L’AMT refuse catégoriquement
Dans un communiqué rendu public, l’Association des magistrats tunisiens (AMT) a exprimé son refus catégorique de toutes les tentatives du Président de la République portant atteinte au pouvoir judiciaire et au Conseil supérieur de la magistrature (CSM). L’AMT souligne que l’annonce faite par le Président de la République renie les fondements du système démocratique ; à savoir indépendance constitutionnelle, légale, structurelle et professionnelle de la justice et constitue une grave régression des acquis constitutionnels et reflète une volonté de soumettre le pouvoir judiciaire au pouvoir exécutif, dans le cadre d’un système qui centralise tous les pouvoirs aux mains du Président de la République. Et d’ajouter que la reddition des comptes doit se faire « dans le cadre d’un processus juridique loin de toute logique d’anarchie et de violence ».
Dans ce sens, le président de l’Association des magistrats tunisiens, Anas Hmaidi, a réaffirmé l’opposition de l’Association à la dissolution du Conseil supérieur de la magistrature. « Il parle de missiles, de plateforme de lancement et d’attaques ciblées… Ce n’est pas le premier discours du genre au sujet de la justice tunisienne… Il refuse de parler de pouvoir judiciaire et considère que la magistrature est une simple fonction. Il s’agit d’une atteinte directe aux fondements du pouvoir judiciaire et de la Constitution », a-t-il précisé.
Enfin, le bâtonnier des avocats, Brahim Bouderbala, a dit soutenir toute intention de réforme, estimant que le CSM n’a pas été dissous, mais « on voudrait simplement revoir sa composition ».

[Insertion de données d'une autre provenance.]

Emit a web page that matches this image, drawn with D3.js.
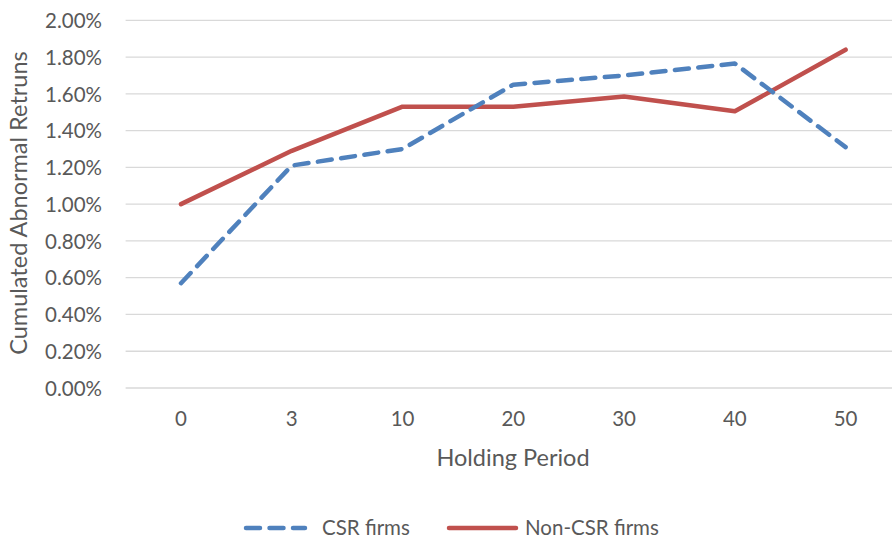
<!DOCTYPE html>
<html><head><meta charset="utf-8">
<script src="https://cdn.jsdelivr.net/npm/d3@7"></script>
<style>body{margin:0;background:#fff}svg{display:block;font-family:Lato,"Open Sans",sans-serif}</style>
</head><body>
<svg id="c" width="892" height="543"></svg>
<script>
const categories = ["0","3","10","20","30","40","50"];
const csrFirms = [0.57, 1.21, 1.30, 1.65, 1.70, 1.765, 1.31];
const nonCsrFirms = [1.00, 1.29, 1.53, 1.53, 1.585, 1.505, 1.84];
const yTicks = [0,0.2,0.4,0.6,0.8,1.0,1.2,1.4,1.6,1.8,2.0];
const seriesNames = ["CSR firms","Non-CSR firms"];

const svg = d3.select("#c");
const x = d3.scaleBand().domain(categories).range([125.6, 901]);
const y = d3.scaleLinear().domain([0, 2]).range([388, 20.3]);
const textCol = "#595959";
const fs = 20.5, fsTitle = 23.5;

// gridlines
svg.append("g").selectAll("line").data(yTicks).join("line")
  .attr("x1", 125.6).attr("x2", 901)
  .attr("y1", d => y(d)).attr("y2", d => y(d))
  .attr("stroke", "#d9d9d9").attr("stroke-width", 1.3);

// y axis labels
const yAxis = d3.axisLeft(y).tickValues(yTicks).tickFormat(d => d.toFixed(2) + "%").tickSize(0).tickPadding(0);
const gy = svg.append("g").attr("transform", "translate(102,0)").call(yAxis);
gy.select(".domain").remove();
gy.selectAll("text").attr("fill", textCol).attr("font-size", fs).attr("font-family", "Lato").attr("dy", "0.35em");

// x axis labels
const xAxis = d3.axisBottom(x).tickSize(0).tickPadding(0);
const gx = svg.append("g").attr("transform", "translate(0,419)").call(xAxis);
gx.select(".domain").remove();
gx.selectAll("text").attr("fill", textCol).attr("font-size", fs).attr("font-family", "Lato").attr("dy", "0.35em");

// axis titles
svg.append("text").attr("x", 513).attr("y", 466).attr("text-anchor", "middle")
  .attr("fill", textCol).attr("font-size", fsTitle).text("Holding Period");
svg.append("text").attr("transform", "translate(27,203) rotate(-90)").attr("text-anchor", "middle")
  .attr("fill", textCol).attr("font-size", fsTitle).text("Cumulated Abnormal Retruns");

const cx = d => x(d) + x.bandwidth() / 2;
const line = d3.line().x((d, i) => cx(categories[i])).y(d => y(d));

svg.append("path").datum(nonCsrFirms).attr("d", line).attr("fill", "none")
  .attr("stroke", "#C0504D").attr("stroke-width", 4.5).attr("stroke-linejoin", "round").attr("stroke-linecap", "round");
svg.append("path").datum(csrFirms).attr("d", line).attr("fill", "none")
  .attr("stroke", "#4F81BD").attr("stroke-width", 4.5).attr("stroke-linejoin", "round").attr("stroke-linecap", "round")
  .attr("stroke-dasharray", "14,9.5");

// legend
const lg = svg.append("g");
lg.append("line").attr("x1", 246).attr("x2", 305).attr("y1", 528).attr("y2", 528)
  .attr("stroke", "#4F81BD").attr("stroke-width", 4.5).attr("stroke-linecap", "round").attr("stroke-dasharray", "14,9.5");
lg.append("text").attr("x", 322).attr("y", 528).attr("dy", "0.35em").attr("fill", textCol).attr("font-size", fs).text(seriesNames[0]);
lg.append("line").attr("x1", 449).attr("x2", 516).attr("y1", 528).attr("y2", 528)
  .attr("stroke", "#C0504D").attr("stroke-width", 4.5).attr("stroke-linecap", "round");
lg.append("text").attr("x", 525).attr("y", 528).attr("dy", "0.35em").attr("fill", textCol).attr("font-size", fs).text(seriesNames[1]);
</script>
</body></html>
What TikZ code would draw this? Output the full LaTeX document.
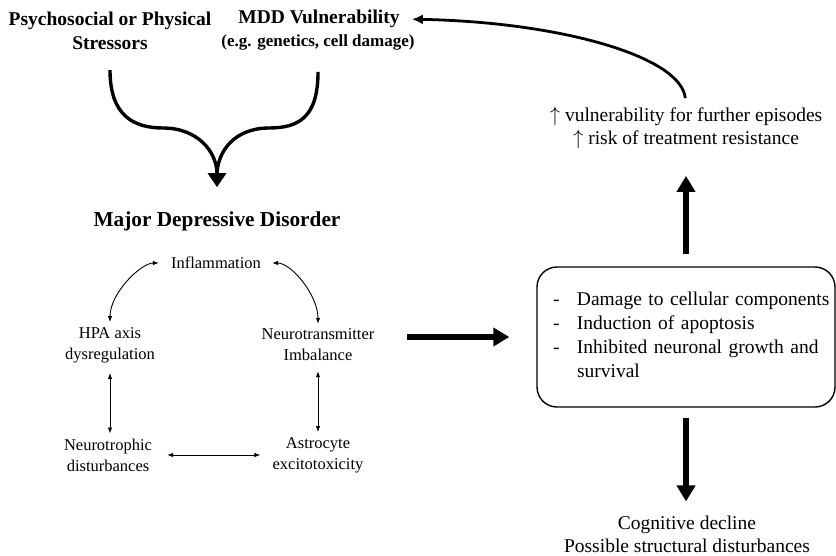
\documentclass[tikz,border=0pt]{standalone}
\usepackage{fontspec}
\setmainfont{Liberation Serif}
\usepackage{tikz}
\usetikzlibrary{arrows.meta,calc,positioning}

\tikzset{
  head/.style={font=\fontsize{19.5}{24}\selectfont\bfseries, align=center, inner sep=2pt},
  txt/.style={font=\fontsize{19.5}{23}\selectfont, align=center, inner sep=2pt},
  cyc/.style={font=\fontsize{16.5}{21}\selectfont, align=center, inner sep=2pt},
  link/.style={<->, line width=0.9pt},
  merge/.style={line width=3.4pt},
  back/.style={line width=2.8pt, -{Latex[length=11pt,width=10pt]}},
  fat/.style={line width=6pt, -{Triangle[length=16pt,width=18pt]}},
}

\begin{document}
\begin{tikzpicture}[x=1pt,y=-1pt,>={Latex[length=6pt,width=4.5pt]}]
  \useasboundingbox (0,0) rectangle (836,555);
  % top: causes
  \node[head] (stress) at (110,31) {Psychosocial or Physical\\Stressors};
  \node[head] (vuln) at (319,19) {MDD Vulnerability};
  \node[head,font=\fontsize{17}{20}\selectfont\bfseries] (vulnex) at (318,42) {(e.g. genetics, cell damage)};
  \node[head,font=\fontsize{21.3}{24}\selectfont\bfseries] (mdd) at (217,221) {Major Depressive Disorder};
  \draw[merge,-{Triangle[length=14pt,width=18pt]}] ([yshift=-18pt]stress.south) .. controls +(0,45) and +(-30,0) .. (163,128)
    .. controls +(35,0) and +(0,-35) .. ([yshift=22pt]mdd.north);
  \draw[merge,shorten >=12pt] ([yshift=-20pt]vulnex.south) .. controls +(0,45) and +(30,0) .. (269,128)
    .. controls +(-35,0) and +(0,-35) .. ([yshift=22pt]mdd.north);

  % cycle
  \node[cyc] (infl) at (216,263) {Inflammation};
  \node[cyc] (hpa) at (110,345) {HPA axis\\dysregulation};
  \node[cyc] (ntr) at (318,345) {Neurotransmitter\\Imbalance};
  \node[cyc] (ntro) at (108,455) {Neurotrophic\\disturbances};
  \node[cyc] (astro) at (318,455) {Astrocyte\\excitotoxicity};
  \draw[link,shorten <=3pt,shorten >=10pt] (hpa.north) .. controls +(0,-32) and +(-28,0) .. (infl.west);
  \draw[link,shorten <=3pt,shorten >=9pt] (ntr.north) .. controls +(0,-32) and +(28,0) .. (infl.east);
  \draw[link,shorten <=8pt,shorten >=3pt] (hpa.south) -- (hpa.south |- ntro.north);
  \draw[link,shorten <=8pt,shorten >=3pt] (ntr.south) -- (ntr.south |- astro.north);
  \draw[link,shorten <=13pt,shorten >=10pt] (ntro.east) -- (ntro.east -| astro.west);

  % consequences
  \node[draw, line width=1.4pt, rounded corners=20pt, minimum width=298pt, minimum height=140pt,
        text width=266pt, inner xsep=16pt, align=left, font=\fontsize{19.5}{24}\selectfont] (effects) at (686,337)
    {\begin{tabular}{@{}p{24pt}@{}l@{}}
      - & Damage to cellular components\\
      - & Induction of apoptosis\\
      - & Inhibited neuronal growth and\\
        & survival
     \end{tabular}};
  \node[txt] (risk) at (686,128) {$\uparrow$ vulnerability for further episodes\\$\uparrow$ risk of treatment resistance};
  \node[txt] (decline) at (687,534) {Cognitive decline\\Possible structural disturbances};
  \coordinate (feed) at (407,337);
  \draw[fat,shorten >=27pt] (feed) -- (effects.west);
  \draw[fat,shorten <=12pt,shorten >=25pt] (effects.north) -- (risk.south);
  \draw[fat,shorten <=10pt,shorten >=12pt] (effects.south) -- (effects.south |- decline.north);
  \draw[back,shorten <=7pt,shorten >=10pt] (risk.north) .. controls +(-5,-49) and +(157,3) .. (vuln.east);
\end{tikzpicture}
\end{document}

Il faut rappeler que depuis plusieurs mois, le CSM est dans le collimateur du Président de la République. A commencer par les accusations de corruption arrivant au décret présidentiel qui a mis fin aux privilèges de ses membres, par graduation, Kaïs Saïed semble aller jusqu’au bout de son projet, car, pour lui, sans réformer la justice et mettre fin au pouvoir du CSM qu’il soupçonne de manipulation des affaires de justice, il ne peut pas concrétiser son plan.